Fast forward to 2004, and a digital scan created a new HD master, still afflicted by built-in flicker, mold and water damage and a barrage of age-related artifacts. But now, Sony has achieved near perfection; using the fragile original negative as the basis for a brand new 4K scan and filling in the missing frames and/or gaps with duplicate nitrate negatives. Keener eyes will detect the differences in fine detail and advanced grain between dissolves and fades. But what we have here by far and large is a superbly rendered hi-def transfer that sparkles with all the pop, glitter and gorgeous textures inherent in Joseph Walker’s luminescent B&W soft focus cinematography. Chace Audio has seen to it the fragile soundtrack is up to snuff too.
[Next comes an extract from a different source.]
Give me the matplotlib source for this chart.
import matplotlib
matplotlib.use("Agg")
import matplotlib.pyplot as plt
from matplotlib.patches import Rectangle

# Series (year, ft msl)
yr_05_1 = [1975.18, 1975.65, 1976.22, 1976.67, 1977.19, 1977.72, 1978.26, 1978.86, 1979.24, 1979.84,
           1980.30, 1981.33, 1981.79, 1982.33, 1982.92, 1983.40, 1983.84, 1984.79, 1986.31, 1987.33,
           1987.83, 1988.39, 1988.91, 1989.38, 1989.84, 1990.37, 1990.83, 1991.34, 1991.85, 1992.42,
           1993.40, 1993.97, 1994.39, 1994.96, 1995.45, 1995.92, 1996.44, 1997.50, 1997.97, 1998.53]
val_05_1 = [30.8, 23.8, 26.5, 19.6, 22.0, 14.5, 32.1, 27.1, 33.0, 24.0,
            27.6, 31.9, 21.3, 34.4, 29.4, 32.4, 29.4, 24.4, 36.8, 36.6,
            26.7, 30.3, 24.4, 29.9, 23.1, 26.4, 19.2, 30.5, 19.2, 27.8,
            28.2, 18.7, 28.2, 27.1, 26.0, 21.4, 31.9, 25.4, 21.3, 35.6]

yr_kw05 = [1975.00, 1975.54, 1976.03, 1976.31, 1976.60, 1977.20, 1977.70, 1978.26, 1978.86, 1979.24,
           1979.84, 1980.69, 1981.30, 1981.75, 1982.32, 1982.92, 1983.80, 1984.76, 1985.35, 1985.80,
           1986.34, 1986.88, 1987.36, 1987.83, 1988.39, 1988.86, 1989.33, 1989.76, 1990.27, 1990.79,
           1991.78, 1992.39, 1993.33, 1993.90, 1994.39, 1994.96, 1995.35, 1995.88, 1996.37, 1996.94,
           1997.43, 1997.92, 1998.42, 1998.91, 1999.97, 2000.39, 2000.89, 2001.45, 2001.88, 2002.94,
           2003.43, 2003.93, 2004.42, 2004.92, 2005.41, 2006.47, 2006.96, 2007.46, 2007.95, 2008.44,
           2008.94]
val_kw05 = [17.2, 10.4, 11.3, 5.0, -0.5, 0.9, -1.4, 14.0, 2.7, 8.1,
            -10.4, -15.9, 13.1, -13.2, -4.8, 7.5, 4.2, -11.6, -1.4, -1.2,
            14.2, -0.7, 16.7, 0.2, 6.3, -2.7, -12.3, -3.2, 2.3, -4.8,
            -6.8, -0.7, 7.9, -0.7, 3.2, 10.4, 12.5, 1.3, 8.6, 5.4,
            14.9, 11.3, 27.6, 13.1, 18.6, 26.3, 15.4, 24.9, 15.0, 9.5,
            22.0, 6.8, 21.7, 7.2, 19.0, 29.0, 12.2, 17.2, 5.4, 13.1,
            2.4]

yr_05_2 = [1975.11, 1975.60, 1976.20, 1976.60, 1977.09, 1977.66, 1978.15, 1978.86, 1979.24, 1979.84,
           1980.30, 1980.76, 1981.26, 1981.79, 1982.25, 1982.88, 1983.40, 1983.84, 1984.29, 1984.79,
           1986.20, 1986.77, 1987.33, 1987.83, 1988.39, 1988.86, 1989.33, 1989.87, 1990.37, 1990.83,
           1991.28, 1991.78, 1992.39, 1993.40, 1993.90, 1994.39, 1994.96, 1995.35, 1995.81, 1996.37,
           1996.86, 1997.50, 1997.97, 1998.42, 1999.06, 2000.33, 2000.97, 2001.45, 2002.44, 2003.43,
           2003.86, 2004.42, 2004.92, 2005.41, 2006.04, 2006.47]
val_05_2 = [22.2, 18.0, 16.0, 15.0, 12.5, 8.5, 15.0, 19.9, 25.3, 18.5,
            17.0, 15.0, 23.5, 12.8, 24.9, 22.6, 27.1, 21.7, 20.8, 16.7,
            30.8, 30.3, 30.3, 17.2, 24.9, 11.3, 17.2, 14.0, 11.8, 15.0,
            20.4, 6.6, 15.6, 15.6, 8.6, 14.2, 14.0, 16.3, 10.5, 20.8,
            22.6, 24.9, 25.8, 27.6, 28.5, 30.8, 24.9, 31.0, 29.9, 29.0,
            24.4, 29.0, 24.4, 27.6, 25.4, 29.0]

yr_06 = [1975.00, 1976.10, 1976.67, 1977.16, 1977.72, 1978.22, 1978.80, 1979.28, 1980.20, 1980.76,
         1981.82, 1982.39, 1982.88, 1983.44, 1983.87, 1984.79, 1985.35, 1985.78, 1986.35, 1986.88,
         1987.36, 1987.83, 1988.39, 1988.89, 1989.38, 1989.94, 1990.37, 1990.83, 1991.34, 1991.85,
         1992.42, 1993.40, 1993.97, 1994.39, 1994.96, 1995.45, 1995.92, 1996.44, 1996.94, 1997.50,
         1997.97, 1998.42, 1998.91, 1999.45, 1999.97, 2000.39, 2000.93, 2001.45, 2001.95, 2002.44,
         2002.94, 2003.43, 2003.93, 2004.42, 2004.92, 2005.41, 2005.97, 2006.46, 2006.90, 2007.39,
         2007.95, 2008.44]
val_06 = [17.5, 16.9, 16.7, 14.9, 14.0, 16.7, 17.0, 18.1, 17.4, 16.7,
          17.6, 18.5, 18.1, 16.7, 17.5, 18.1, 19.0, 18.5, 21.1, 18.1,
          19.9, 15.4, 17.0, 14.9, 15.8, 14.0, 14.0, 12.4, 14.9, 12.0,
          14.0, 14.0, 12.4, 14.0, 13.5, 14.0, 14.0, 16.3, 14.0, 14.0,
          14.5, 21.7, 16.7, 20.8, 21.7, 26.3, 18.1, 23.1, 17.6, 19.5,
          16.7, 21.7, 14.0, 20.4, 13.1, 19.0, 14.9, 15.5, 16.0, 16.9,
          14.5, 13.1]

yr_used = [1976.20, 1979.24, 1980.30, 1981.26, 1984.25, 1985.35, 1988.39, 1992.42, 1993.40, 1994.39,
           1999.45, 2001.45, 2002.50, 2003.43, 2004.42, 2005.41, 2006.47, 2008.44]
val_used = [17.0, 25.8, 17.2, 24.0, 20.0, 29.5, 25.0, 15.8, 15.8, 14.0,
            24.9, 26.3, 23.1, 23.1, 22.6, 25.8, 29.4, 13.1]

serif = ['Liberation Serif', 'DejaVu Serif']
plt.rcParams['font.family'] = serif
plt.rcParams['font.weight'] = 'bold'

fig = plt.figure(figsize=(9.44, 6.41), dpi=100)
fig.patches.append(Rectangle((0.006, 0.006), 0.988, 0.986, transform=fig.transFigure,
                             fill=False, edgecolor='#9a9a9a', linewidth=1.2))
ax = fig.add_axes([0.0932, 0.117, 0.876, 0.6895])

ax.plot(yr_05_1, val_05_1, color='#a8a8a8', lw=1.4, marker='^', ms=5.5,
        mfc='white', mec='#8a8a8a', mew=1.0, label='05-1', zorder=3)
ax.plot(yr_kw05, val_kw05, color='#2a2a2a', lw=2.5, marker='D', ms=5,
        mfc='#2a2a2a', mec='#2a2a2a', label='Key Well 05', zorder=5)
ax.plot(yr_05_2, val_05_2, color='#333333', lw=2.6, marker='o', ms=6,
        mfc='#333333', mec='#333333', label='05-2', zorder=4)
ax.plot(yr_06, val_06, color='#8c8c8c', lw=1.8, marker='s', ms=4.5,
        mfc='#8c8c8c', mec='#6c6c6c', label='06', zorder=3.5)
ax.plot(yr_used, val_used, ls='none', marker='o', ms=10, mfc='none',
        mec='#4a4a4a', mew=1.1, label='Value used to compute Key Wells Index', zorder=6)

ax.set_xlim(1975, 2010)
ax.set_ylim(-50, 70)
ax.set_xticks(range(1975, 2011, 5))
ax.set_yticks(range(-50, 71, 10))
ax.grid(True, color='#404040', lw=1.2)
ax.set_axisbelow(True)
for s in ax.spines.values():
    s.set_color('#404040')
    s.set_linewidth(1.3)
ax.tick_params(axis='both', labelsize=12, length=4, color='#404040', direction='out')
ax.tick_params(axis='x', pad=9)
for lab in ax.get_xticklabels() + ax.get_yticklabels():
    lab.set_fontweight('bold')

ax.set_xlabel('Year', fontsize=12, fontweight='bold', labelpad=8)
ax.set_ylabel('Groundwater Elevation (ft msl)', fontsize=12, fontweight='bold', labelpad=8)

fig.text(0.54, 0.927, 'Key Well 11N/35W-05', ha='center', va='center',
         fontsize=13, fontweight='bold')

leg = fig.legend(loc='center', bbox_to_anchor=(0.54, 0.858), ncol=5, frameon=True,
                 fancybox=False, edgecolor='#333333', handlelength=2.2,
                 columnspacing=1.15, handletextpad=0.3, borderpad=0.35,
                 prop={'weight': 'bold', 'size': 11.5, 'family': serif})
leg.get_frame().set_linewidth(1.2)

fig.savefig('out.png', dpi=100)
Mono is as mono does; front and center, but herein represented with a renewed crispness and virtually free of all age-related hiss, pop and clicks; quiescent moments truly exhibiting just how far the technology has come to preserve the delicacies in these old Westrex recordings. Extras are a tad disappointing; virtually all exported from the old DVD release and including Frank Capra Jr. Remembers Mr. Deeds Goes to Town, an audio commentary (also from Capra Jr.), stills gallery set to music; plus, theatrical trailers and reissues.
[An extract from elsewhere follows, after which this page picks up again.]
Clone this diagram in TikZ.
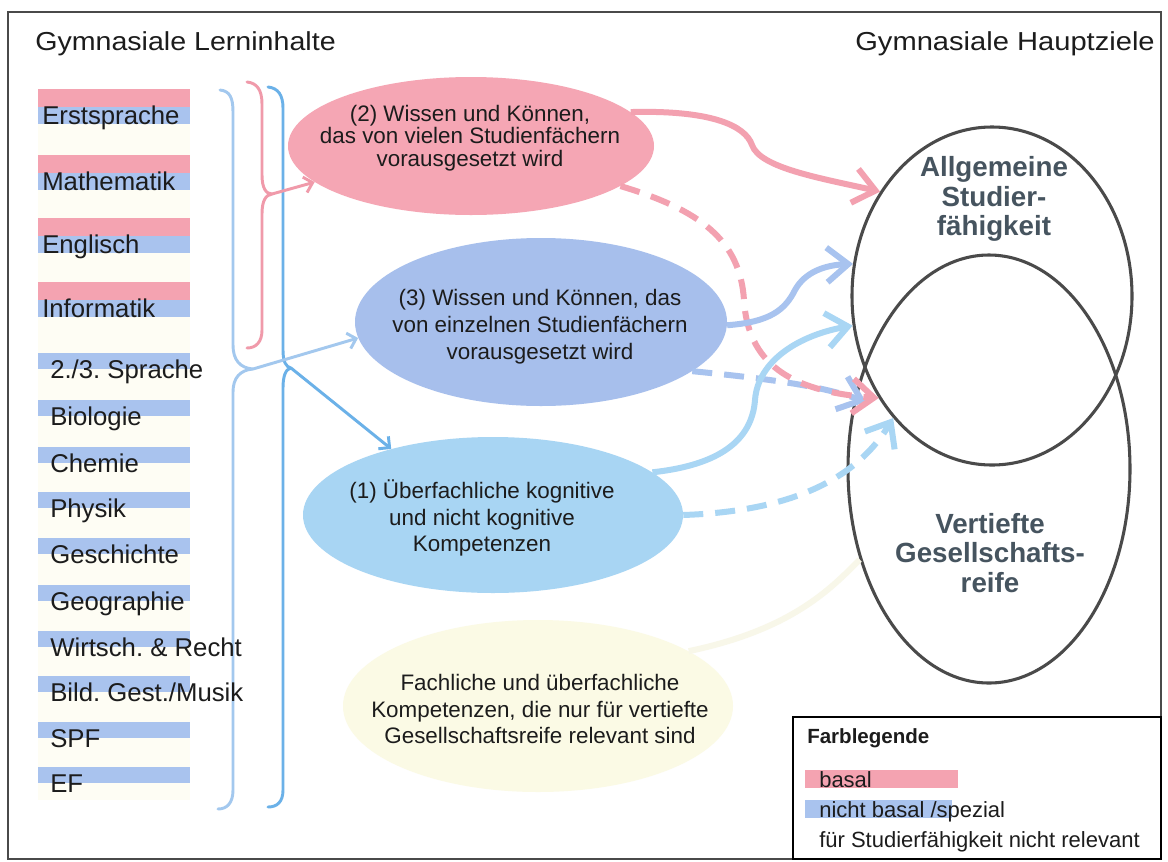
\documentclass[tikz,border=0pt]{standalone}
\usepackage{fontspec}
\usepackage{graphicx}
\setmainfont{Liberation Sans}
\usetikzlibrary{arrows.meta,shapes.geometric}
\definecolor{txt}{HTML}{1C1C1C}
\definecolor{barpink}{HTML}{F4A3B1}
\definecolor{barblue}{HTML}{A9C3EE}
\definecolor{cream}{HTML}{FEFDF4}
\definecolor{elpink}{HTML}{F5A6B4}
\definecolor{elperi}{HTML}{A7BFEC}
\definecolor{elsky}{HTML}{A8D5F3}
\definecolor{elyel}{HTML}{FBFAE5}
\definecolor{arpink}{HTML}{F3A1B0}
\definecolor{arperi}{HTML}{A8C3EF}
\definecolor{arsky}{HTML}{A9D6F4}
\definecolor{bracelight}{HTML}{A3C8EE}
\definecolor{bracedark}{HTML}{6BB1E8}
\definecolor{bracepink}{HTML}{F09AAA}
\definecolor{ringc}{HTML}{4A4A4A}
\definecolor{labc}{HTML}{46545F}
\definecolor{faint}{HTML}{F8F7E9}
\frenchspacing
\begin{document}
\begin{tikzpicture}[x=0.75pt,y=-0.75pt,
  subj/.style={anchor=base west, inner sep=0pt, text=txt, font=\fontsize{19.3}{23}\selectfont},
  ell/.style={ellipse, inner sep=0pt, draw=none},
  etxt/.style={align=center, inner sep=0pt, text=txt, font=\fontsize{16.8}{20.2}\selectfont},
  etxtb/.style={align=center, inner sep=0pt, text=txt, font=\fontsize{16.8}{16.8}\selectfont},
  ring/.style={ellipse, inner sep=0pt, draw=ringc, line width=2.3pt},
  lab/.style={align=center, inner sep=0pt, text=labc, font=\bfseries\fontsize{20.8}{22}\selectfont},
  bracel/.style={line width=2.2pt, line cap=round, line join=round},
  thinar/.style={line width=2.2pt, -{Straight Barb[length=6pt,width=12pt]}},
  fatar/.style={line width=4.5pt, -{Straight Barb[length=16pt,width=26pt]}},
  dashar/.style={fatar, dash pattern=on 15pt off 9pt},
  legt/.style={anchor=base west, inner sep=0pt, text=txt, font=\fontsize{16.5}{19}\selectfont}
]
\useasboundingbox (0,0) rectangle (1168,861);
\fill[white] (0,0) rectangle (1168,861);

% outer frame
\draw[ringc, line width=1.5pt] (8,12) rectangle (1161,859);

% titles
\node[anchor=base west, inner sep=0pt, text=txt, font=\fontsize{19.5}{23}\selectfont] (tl) at (35,50) {\scalebox{1.1}[1]{Gymnasiale Lerninhalte}};
\node[anchor=base east, inner sep=0pt, text=txt, font=\fontsize{19.5}{23}\selectfont] (tr) at (1155,50) {\scalebox{1.12}[1]{Gymnasiale Hauptziele}};

% subject column background
\fill[cream] (38,89) rectangle (190,800);

% braces (drawn below the subject texts)
\coordinate (tipo) at (253,369);
\coordinate (tipp) at (272,194);
\coordinate (tipi) at (291,368);
\draw[bracel, bracelight] (220,90) .. controls (230,91) and (233,98) .. (233,112) -- (233,345)
  .. controls (233,360) and (240,368) .. (tipo)
  .. controls (240,370) and (233,378) .. (233,392) -- (233,790)
  .. controls (233,803) and (227,809) .. (218,809);
\draw[bracel, bracepink] (247,82) .. controls (257,83) and (262,90) .. (262,104) -- (262,175)
  .. controls (262,188) and (266,194) .. (tipp)
  .. controls (266,195) and (262,200) .. (262,214) -- (262,330)
  .. controls (262,342) and (256,348) .. (247,348);
\draw[bracel, bracedark] (268,87) .. controls (278,88) and (283,95) .. (283,108) -- (283,350)
  .. controls (283,362) and (286,367) .. (tipi)
  .. controls (286,369) and (283,375) .. (283,388) -- (283,790)
  .. controls (283,802) and (277,807) .. (268,807);

% basal subjects
\foreach \p/\name [count=\i] in {89/Erstsprache,155/Mathematik,218/Englisch,282/Informatik}{
  \fill[barpink] (38,\p) rectangle (190,\p+18);
  \fill[barblue] (38,\p+18) rectangle (190,\p+35);
  \node[subj] (b\i) at (42,\p+35) {\name};
}
% non-basal subjects
\foreach \t/\name [count=\i] in {353/{2./3. Sprache},400/Biologie,447/Chemie,492/Physik,538/Geschichte,585/Geographie,631/{Wirtsch. \& Recht},676/{Bild. Gest./Musik},722/SPF,767/EF}{
  \fill[barblue] (38,\t) rectangle (190,\t+16);
  \node[subj] (n\i) at (50,\t+25) {\name};
}

% ellipses
\node[ell, fill=elpink, minimum width=274.5pt, minimum height=103.5pt] (e2) at (471,146) {};
\node[ell, fill=elperi, minimum width=279pt, minimum height=126pt] (e3) at (541,322) {};
\node[ell, fill=elsky, minimum width=285pt, minimum height=117pt] (e1) at (493,515) {};
\node[ell, fill=elyel, minimum width=292.5pt, minimum height=129pt] (ey) at (538,706) {};

\node[etxtb] (t2) at (470,138) {(2) Wissen und Können,\\das von vielen Studienfächern\\vorausgesetzt wird};
\node[etxt] (t3) at (540,327) {(3) Wissen und Können, das\\von einzelnen Studienfächern\\vorausgesetzt wird};
\node[etxt] (t1) at (482,518) {(1) Überfachliche kognitive\\und nicht kognitive\\Kompetenzen};
\node[etxt] (ty) at (540,709) {Fachliche und überfachliche\\Kompetenzen, die nur für vertiefte\\Gesellschaftsreife relevant sind};

% rings
\node[ring, minimum width=210pt, minimum height=253.5pt] (sf) at (992,296) {};
\node[ring, minimum width=211.5pt, minimum height=321pt] (gr) at (989,469) {};
\node[lab] (lsf) at (994,199) {Allgemeine\\Studier-\\fähigkeit};
\node[lab] (lgr) at (990,553) {Vertiefte\\Gesellschafts-\\reife};

% brace arrows
\draw[thinar, bracepink] (tipp) -- (e2.193);
\draw[thinar, bracelight] (tipo) -- (e3.185);
\draw[thinar, bracedark] (tipi) -- (e1.147);

% faint arrow from yellow ellipse
\draw[line width=4.5pt, faint] (ey.20) .. controls (790,630) and (830,590) .. (gr.215);

% main arrows
\coordinate (bdt) at (866,402);
\draw[dashar, arperi] (e3.-18) .. controls (760,378) and (820,385) .. (bdt);
\draw[dashar, arpink] (e2.-15) .. controls (700,210) and (740,240) .. (744,300)
  .. controls (748,370) and (800,392) .. (sf.222);
\draw[fatar, arpink] (e2.12) .. controls (710,110) and (745,125) .. (752,145)
  .. controls (760,168) and (820,178) .. (sf.137);
\draw[fatar, arperi] (e3.-1) .. controls (770,322) and (785,310) .. (795,290)
  .. controls (805,272) and (825,265) .. (sf.167);
\draw[fatar, arsky] (e1.15) .. controls (720,465) and (752,440) .. (755,400)
  .. controls (758,360) and (800,335) .. (sf.192);
\draw[dashar, arsky] (e1.0) .. controls (770,512) and (850,490) .. (sf.231);

% legend
\draw[black, line width=1.2pt] (793,717) rectangle (1161,859);
\node[anchor=base west, inner sep=0pt, text=txt, font=\bfseries\fontsize{15.4}{18}\selectfont] (lg) at (807,743) {Farblegende};
\fill[barpink] (805,770) rectangle (958,788);
\fill[barblue] (805,800) rectangle (952,818);
\node[legt] (l1) at (819,787) {basal};
\node[legt] (l2) at (819,817) {nicht basal /spezial};
\node[legt] (l3) at (819,847) {für Studierfähigkeit nicht relevant};
\end{tikzpicture}
\end{document}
Bottom line: Sony has spent considerable time and effort getting Mr. Deeds Goes to Town to shine like the comedic gemstone it is and the results are neither to be taken lightly or, in fact, to have been expected from an 80 year old surviving negative. The efforts are truly Herculean and would not have been possible without cooperation from Cineric, Colorworks, The Library of Congress, Chace Audio and, of course, Sony’s diligent pursuit in achieving the best possible results. While I have often been critical about the less than stellar efforts employed by a lot of major studios when readying vintage catalog for hi-def home video release; there is nothing blasé or matter-of-fact about Sony’s elephantine pursuit of perfection here. This release of Mr. Deeds Goes to Town puts most every other to shame. Here, at long last, is one of the truly iconic movies of the 1930’s presented for our enjoyment in a manner befitting its original theatrical release. We give our thanks then, heartily and without reservation. Mr. Deeds Goes to Town belongs on everyone’s top shelf of ‘must haves’ this holiday season. My only heartbreak: we still do not have Capra’s Lost Horizon on Blu-ray. Perhaps soon, Mr. Crisp? Regardless, bravo and kudos are owed to Sony for taking the time to get things right. You have. On behalf of movie lovers everywhere – God bless, and thank you!